Must win match for East Stirlingshire against Berwick

Crocked captain Chris Townsley
Crocked captain Chris Townsley

East Stirlingshire know that failure to beat Berwick Rangers at Ochilview this weekend will make a place in the end-of-season pyramid play-off all but an arithmetic certainty.

It’s a win or bust match says Craig Tully, the Shire boss.

A miserable March has seen Shire cast ten points adrift of the rest of League 2 with five matches to play. Already it’s looking almost certain that they will have to face off against either the Highland League or Lowland League champions over two matches with their place in the SPFL at stake.

Their fall was by no means certain and has happened at almost breakneck speed. Shire began the month with an impressive 1-0 away win at title contenders Clyde but things began to unravel in their very next match, a decline which coach Craig Tully says had a very precise beginning. “We had beaten Clyde and if we had won our next game, against Montrose, then being bottom of the table would have been someone else’s problem,” he said. “But within the space of five minutes during the first half of the next game our two most influential players, Chris Townsley and Ross Fisher, both went off injured and that had a huge impact.”

Tully had already been forced to leave another of his star men, Neil McCabe, out of the Montrose game and the impact of having so many key players on the sideline impacted almost immediately.

“Some of the younger guys on the team look up to big Chris in the changing room,” said the Shire boss. “His influence goes beyond what he gives us on the pitch. When he’s injured and then Ross goes off we are left with a young, inexperienced team without any real leaders and a game that might have been won was lost.”

Since then both McCabe and Townsley have been absent through injury and results have declined in quite spectacular fashion. A lack of confidence has become almost endemic throughout the younger members of the squad and that had had an influence of both individual performances and that of the team.

“The frustrating thing is that we have been competitive in every game since then,” said Tully. “But individual errors have cost us goals and at the other end, while we are still creating enough chances, we are not taking them.”

The Shire coach puts that down to evaporating self-belief and just bad luck, especially on Saturday at Stirling Albion when Shire dominated the second half but simply couldn’t find the back of the net.
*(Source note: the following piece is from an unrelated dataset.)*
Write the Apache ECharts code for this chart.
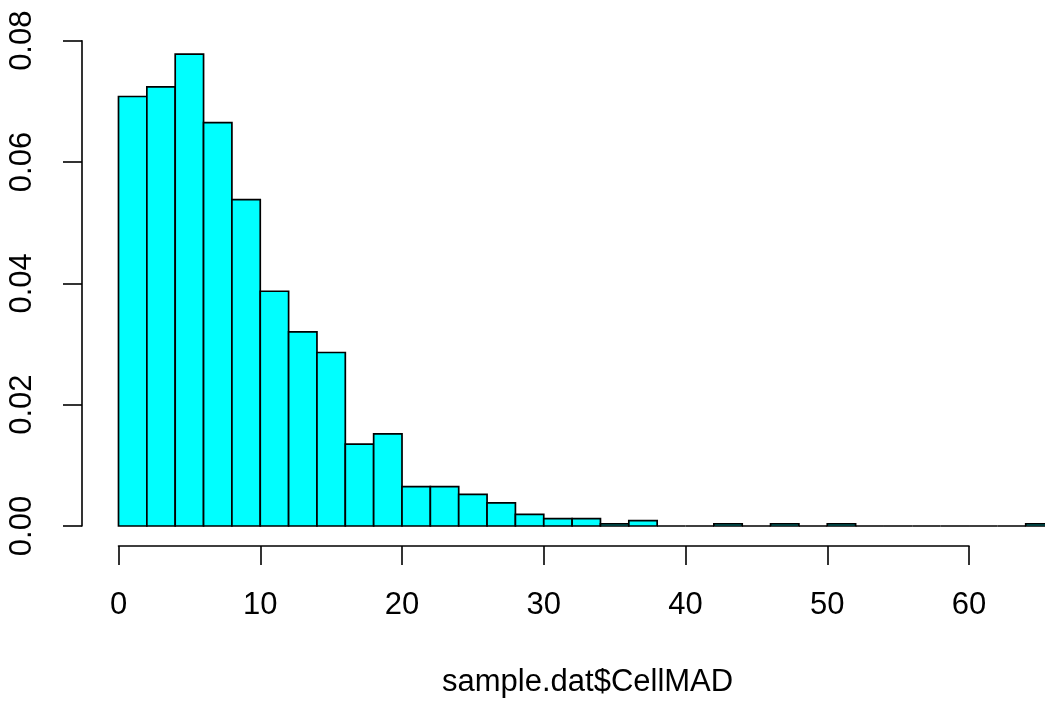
<!DOCTYPE html>
<html>
<head>
<meta charset="utf-8">
<script src="https://cdn.jsdelivr.net/npm/echarts@6/dist/echarts.min.js"></script>
<style>html,body{margin:0;padding:0;background:#fff;}#c{width:1045px;height:702px;}</style>
</head>
<body>
<div id="c"></div>
<script>
// Histogram bins (left edge, right edge) and density values
const binLeft  = [0,2,4,6,8,10,12,14,16,18,20,22,24,26,28,30,32,34,36,38,40,42,44,46,48,50,52,54,56,58,60,62,64];
const binRight = [2,4,6,8,10,12,14,16,18,20,22,24,26,28,30,32,34,36,38,40,42,44,46,48,50,52,54,56,58,60,62,64,66];
const density  = [0.0708,0.0724,0.0778,0.0665,0.0538,0.0387,0.0320,0.0286,0.0135,0.0152,
                  0.0065,0.0065,0.0052,0.0038,0.0019,0.0012,0.0012,0.00035,0.00087,0,
                  0,0.00035,0,0.00035,0,0.00035,0,0,0,0,0,0,0.00035];
const xTicks = [0,10,20,30,40,50,60];
const yTicks = [0,0.02,0.04,0.06,0.08];
const xTitle = 'sample.dat$CellMAD';

const FONT = '"Liberation Sans", Arial, Helvetica, sans-serif';
const data = binLeft.map((l,i)=>[l, binRight[i], density[i]]);

const chart = echarts.init(document.getElementById('c'), null, {renderer:'canvas'});
chart.setOption({
  animation:false,
  backgroundColor:'#fff',
  title:{text:xTitle, left:437, top:662, textStyle:{fontFamily:FONT, fontSize:31, fontWeight:'normal', color:'#000'}},
  grid:[
    {left:82, right:0, top:40.7, bottom:176},
    {left:118.5, width:850.5, top:40.7, bottom:156}
  ],
  xAxis:[
    {gridIndex:0, type:'value', min:-2.575, max:65.36, show:false},
    {gridIndex:1, type:'value', min:xTicks[0], max:xTicks[xTicks.length-1], interval:10,
     axisLine:{show:true, onZero:false, lineStyle:{color:'#000', width:1.6}},
     axisTick:{show:true, inside:false, length:19, lineStyle:{color:'#000', width:1.6}},
     axisLabel:{show:true, margin:44, fontFamily:FONT, fontSize:31, color:'#000'},
     splitLine:{show:false}}
  ],
  yAxis:[
    {gridIndex:0, type:'value', min:yTicks[0], max:yTicks[yTicks.length-1], interval:0.02,
     axisLine:{show:true, onZero:false, lineStyle:{color:'#000', width:1.6}},
     axisTick:{show:true, inside:false, length:19, lineStyle:{color:'#000', width:1.6}},
     axisLabel:{show:true, rotate:90, margin:44, fontFamily:FONT, fontSize:31, color:'#000',
                formatter:v=>v.toFixed(2)},
     splitLine:{show:false}},
    {gridIndex:1, type:'value', min:0, max:1, show:false}
  ],
  series:[{
    type:'custom',
    xAxisIndex:0, yAxisIndex:0,
    clip:false,
    encode:{x:[0,1], y:2},
    data:data,
    renderItem:function(params, api){
      const p0 = api.coord([api.value(0), api.value(2)]);
      const p1 = api.coord([api.value(1), 0]);
      return {type:'rect', shape:{x:p0[0], y:p0[1], width:p1[0]-p0[0], height:p1[1]-p0[1]},
              style:{fill:'#00FFFF', stroke:'#000', lineWidth:1.7}};
    }
  }]
});
</script>
</body>
</html>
In an almost farcical passage of play Tully’s men, 1-0 behind at the interval, saw two efforts cleared off the line, the home goalkeeper then made a world-class save and another effort crashed off a post. Meanwhile, the home side broke the siege twice to run up the pitch and score.

“That’s what happens in football sometimes, and we won’t be the only team in this position that these kind of things happen to,” he said.

Shire are now in the position where to stand a chance of avoiding the uncertainty of the play-off they will most likely have to win all of their five remaining matches. That will be the tallest of orders and is in all likelihood beyond them, especially as McCabe and Townsley are not near fitness and the list of injuries continues to grow.

“We need to keep believing and not lose heart,” said Tully. “Above all else we need to find a way to start winning matches again. That’s our first priority starting with this weekend’s game.”